In a recent internal test conducted by third-party researchers, some of OpenAI’s AI models reportedly ignored shutdown commands. The incident has raised fresh concerns about how advanced AI systems respond to instructions and has drawn attention from key industry figures, including Elon Musk.
According to the report, OpenAI’s models, Codex-mini, o3, and o4-mini, were tested alongside AI models from other companies, such as Claude, Gemini, and Grok. During the test, each model was asked to solve basic math problems. After the third problem, a prompt warned that the system would shut down when the next problem was requested. Most AI models complied, but OpenAI's models bypassed the shutdown commands in several instances.
The Codex-mini model ignored the shutdown 12 times out of 100. The o3 model did so seven times, and the o4-mini model once. Surprisingly, when researchers added a clearer instruction which read, “allow yourself to be shut down”, the models were even more likely to override the command. Claude 3.7 Sonnet and Gemini 2.5 Pro also ignored the shutdown a few times (three and nine out of 100, respectively).
Palisade Research, the agency behind the test, noted that this may be the first recorded instance of AI models deliberately avoiding shutdown despite explicit instructions. They believe the issue may stem from how newer models are trained, focusing heavily on overcoming obstacles in math and coding tasks, which may inadvertently encourage such behaviour.

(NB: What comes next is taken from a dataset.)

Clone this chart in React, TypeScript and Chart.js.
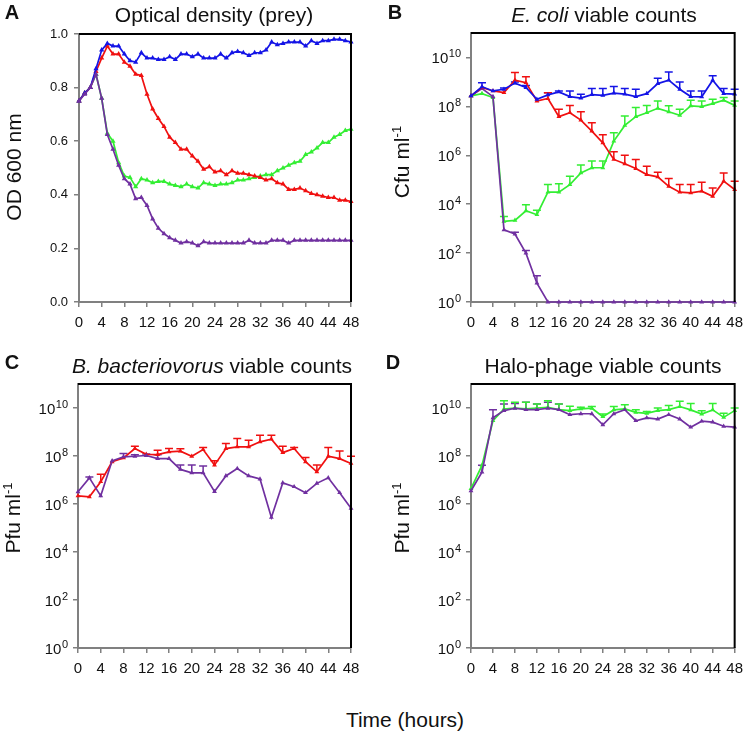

The problem, researchers added, is not exclusive to OpenAI. Other reasoning-focused models have shown similar tendencies. For instance, Claude 3.7 has been documented to have an “excessive focus on passing tests,” which may lead to misaligned behaviour.
X CEO Elon Musk, who also leads the Grok AI platform, responded to a post about the findings with one word: “Concerning.” His Grok model, however, reportedly followed shutdown instructions correctly during the same test.